The kidneys, which contained a deadly rare parasitic worm, were given to Darren Hughes and Robert Stuart, both of whom later died.

At the inquest into their deaths, Asderakis said he had warned the two men there was a small risk of a brain infection being passed on because the donor had died from meningitis, although the cause was unknown.

Appearing to strongly reject this claim at the hearing, the families of both men shook their heads while Stuart’s wife Judith silently mouthed the word: “Liar.”

Asderakis later turned to the grieving relatives and told them: “I am terribly sorry for the loss of both families. I wish I could turn the clock back.”

The surgeon said there was “always a risk” with transplants when the donor’s precise cause of death is unknown.
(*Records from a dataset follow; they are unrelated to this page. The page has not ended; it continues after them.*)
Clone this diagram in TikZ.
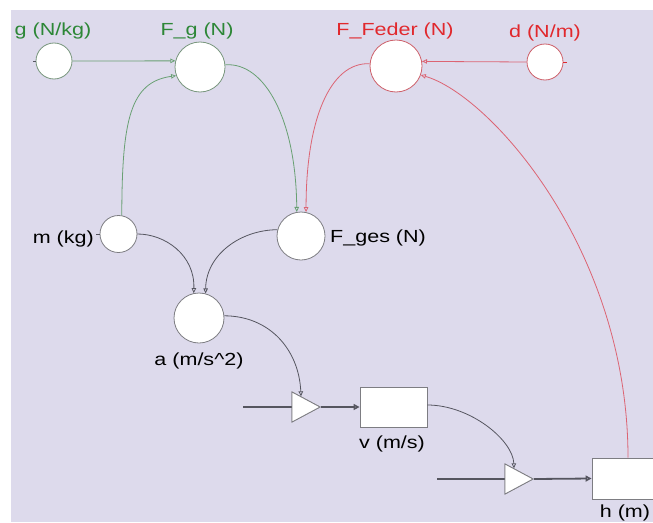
\documentclass[tikz,border=0pt]{standalone}
\usepackage{fontspec}
\setmainfont[FakeStretch=1.23]{Liberation Sans}
\usetikzlibrary{arrows.meta,shapes.geometric}
\definecolor{bg}{RGB}{221,218,236}
\definecolor{gT}{RGB}{45,135,55}
\definecolor{gL}{RGB}{105,160,115}
\definecolor{gB}{RGB}{120,150,125}
\definecolor{rT}{RGB}{225,40,45}
\definecolor{rL}{RGB}{220,100,115}
\definecolor{rB}{RGB}{205,95,105}
\definecolor{kL}{RGB}{85,85,95}
\definecolor{kB}{RGB}{125,125,130}
\tikzset{
  var/.style={circle, draw=kB, fill=white, inner sep=0pt, line width=0.8pt},
  stock/.style={rectangle, draw=kB, fill=white, inner sep=0pt, line width=0.8pt},
  valve/.style={isosceles triangle, isosceles triangle stretches, draw=kB, fill=white,
     inner sep=0pt, minimum height=28pt, minimum width=30pt, line width=0.8pt},
  tip/.style={-{Triangle[open,length=5pt,width=4.5pt]}},
  gconn/.style={tip, draw=gL, line width=0.8pt},
  rconn/.style={tip, draw=rL, line width=0.8pt},
  kconn/.style={tip, draw=kL, line width=0.8pt},
  flow/.style={draw=kL, line width=1.8pt},
  lbl/.style={font=\fontsize{17.5}{19}\selectfont, inner sep=0pt, anchor=base},
  stub/.style={draw=kL, line width=0.8pt},
}
\begin{document}
\begin{tikzpicture}[x=1pt,y=-1pt]
\useasboundingbox (0,0) rectangle (653,522);
\clip (0,0) rectangle (653,522);
\fill[white] (0,0) rectangle (653,522);
\fill[bg] (11,10) rectangle (653,522);

% variables
\node[var, draw=gB, minimum size=36pt] (g) at (54,61) {};
\node[var, draw=gB, minimum size=50pt] (Fg) at (200,67) {};
\node[var, draw=rB, minimum size=52pt] (FF) at (396,66) {};
\node[var, draw=rB, minimum size=36pt] (d) at (545,62) {};
\node[var, minimum size=37pt] (m) at (118.5,234) {};
\node[var, minimum size=48pt] (Fges) at (301,236) {};
\node[var, minimum size=50pt] (a) at (199,318) {};

% flows
\coordinate (s1) at (243,407);
\coordinate (s2) at (437,479);
\node[valve] (t1) at (301,407) {};
\node[stock, minimum width=67pt, minimum height=40pt] (v) at (393.5,407) {};
\node[valve] (t2) at (514,479) {};
\node[stock, minimum width=68pt, minimum height=41pt] (h) at (626,478.5) {};
\draw[flow] (s1) -- (t1.west);
\draw[flow, -{Triangle[open,length=6pt,width=6pt]}] (t1.east) -- (v.west);
\draw[flow] (s2) -- (t2.west);
\draw[flow, -{Triangle[open,length=6pt,width=6pt]}] (t2.east) -- (h.west);
\node[valve] at (t1) {};
\node[valve] at (t2) {};

% stubs
\draw[stub] (g.west) -- ++(-3,0);
\draw[stub] (m.west) -- ++(-4,0);
\draw[stub, draw=rT] (d.east) -- ++(4,0);

% connectors
\draw[gconn] (g.east) -- (Fg.166);
\draw[gconn] (m.80) .. controls (122,120) and (130,82) .. (Fg.200);
\draw[gconn] (Fg.5) .. controls (265,62) and (296,120) .. (Fges.100);
\draw[rconn] (FF.175) .. controls (330,62) and (306,120) .. (Fges.78);
\draw[rconn] (d.west) -- (FF.10);
\draw[rconn] ([xshift=2pt]h.north) .. controls (628,250) and (490,95) .. (FF.-20);
\draw[kconn] (m.east) .. controls (165,234) and (195,255) .. (a.102);
\draw[kconn] (Fges.165) .. controls (240,230) and (206,255) .. (a.75);
\draw[kconn] (a.5) .. controls (270,316) and (299,350) .. (t1.north);
\draw[kconn] ([yshift=2pt]v.east) .. controls (470,405) and (513,440) .. (t2.north);

% labels
\node[lbl, text=gT] (gl) at (53,35) {g (N/kg)};
\node[lbl, text=gT] (Fgl) at (197,35) {F\_g (N)};
\node[lbl, text=rT] (FFl) at (395,35) {F\_Feder (N)};
\node[lbl, text=rT] (dl) at (545,37) {d (N/m)};
\node[lbl, anchor=base east] (ml) at (94,243) {m (kg)};
\node[lbl, anchor=base west] (Fgesl) at (330,242) {F\_ges (N)};
\node[lbl] (al) at (199,365) {a (m/s\textasciicircum 2)};
\node[lbl] (vl) at (392,448) {v (m/s)};
\node[lbl] (hl) at (625,517) {h (m)};
\end{tikzpicture}
\end{document}
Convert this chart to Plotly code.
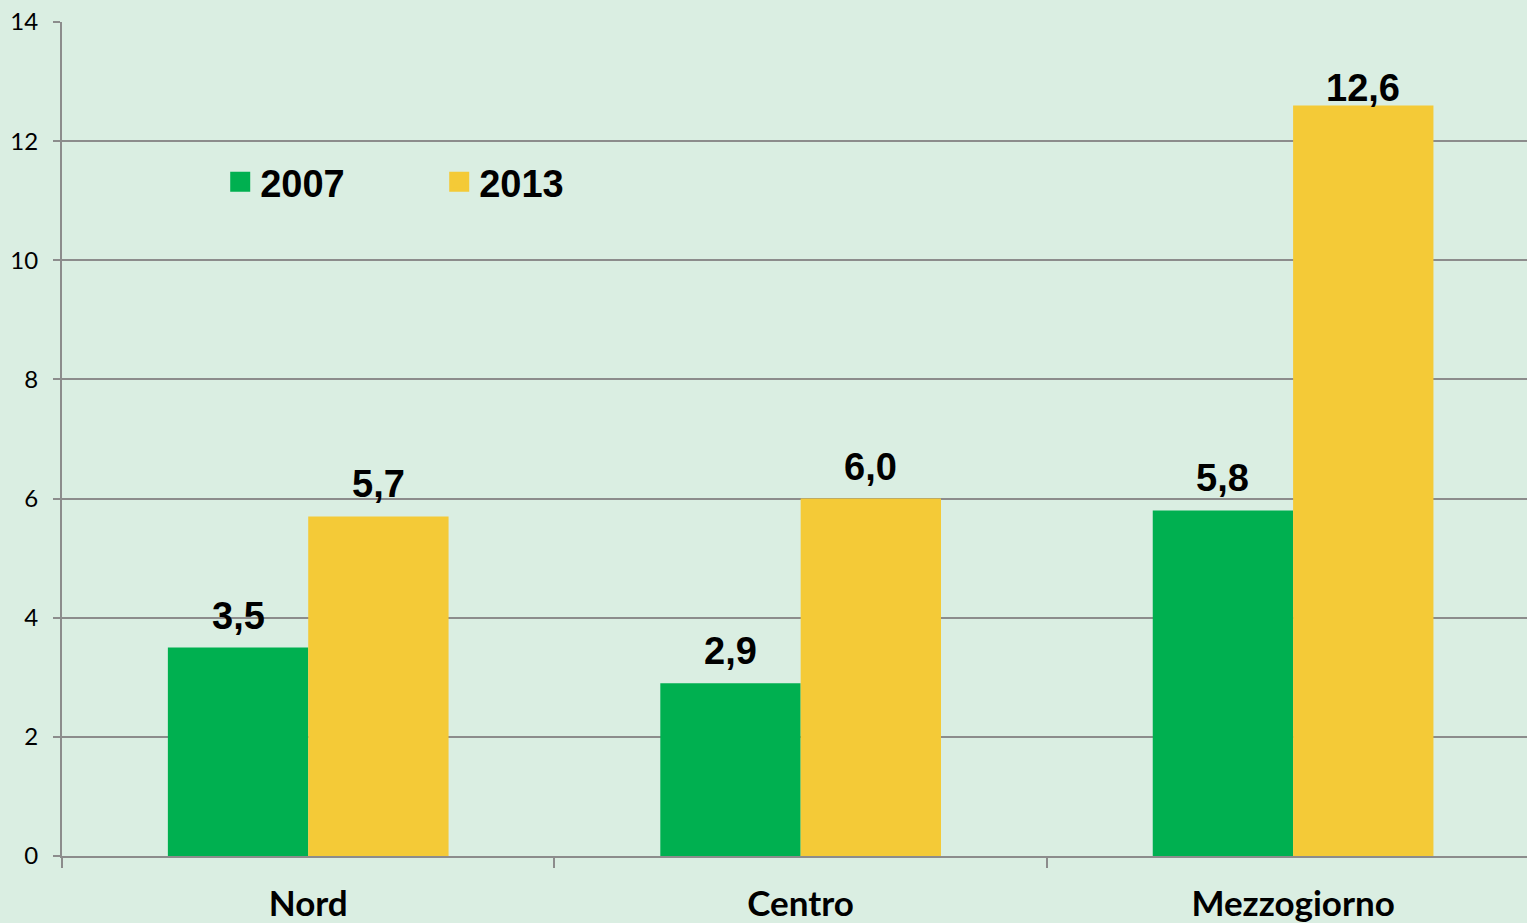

Hughes, a 42-year-old father-of-six, and grandfather Stuart, 67, were not told of the 39-year-old donor’s lifestyle before they were operated on at the Labour-run Welsh NHS hospital.

On Wednesday Asderakis, 51, admitted he took a calculated risk in accepting the kidneys after they had been rejected by a string of centres across Britain. Asderakis told their inquest he could not have known the kidneys were infected with the worm - known as halicephalobus - and led to the first recorded human to human transmission in history. He believed there was a low risk the meningitis which killed the donor could be transmitted to Hughes and Stuart.

He said: “I cannot say what I felt when I discovered there was an infection.

“Not just me, but the whole unit are distraught about that, and we are trying to learn lessons. Nobody could have predicted it.”

The inquest heard Hughes and Stuart died within three weeks of being given the infected kidneys. Post mortem examinations of both men found an infestation of the worm - which lives in soil - in their brains.

Asderakis, a transplant surgeon for 14 years at University Hospital of Wales in Cardiff, said not knowing the exact cause of death of a transplant donor was “not uncommon”.

He explained: “The decision to transplant is always a risk. It is never clear cut.”

He said transplant operations using high-risk organs occur every day, adding: “If you exclude all high-risk donors then we will stop 11 percent of donors in this country. That is 1 500 transplants.”

Hughes and Stuart were both on the donor waiting list. They were telephoned in the early hours of November 30 last year and told they had found a “good match” and would receive a transplant.

But the kidneys from the donor in the Manchester area - who was known to have slept rough and drank 11 times the weekly recommended alcohol level - had been rejected by hospitals from Edinburgh to Birmingham.

The parasitic worm lays eggs in the liver and kidneys and then travels to the brain where it stops the blood supply and causes bleeding.

The inquest in Cardiff has been adjourned until next month.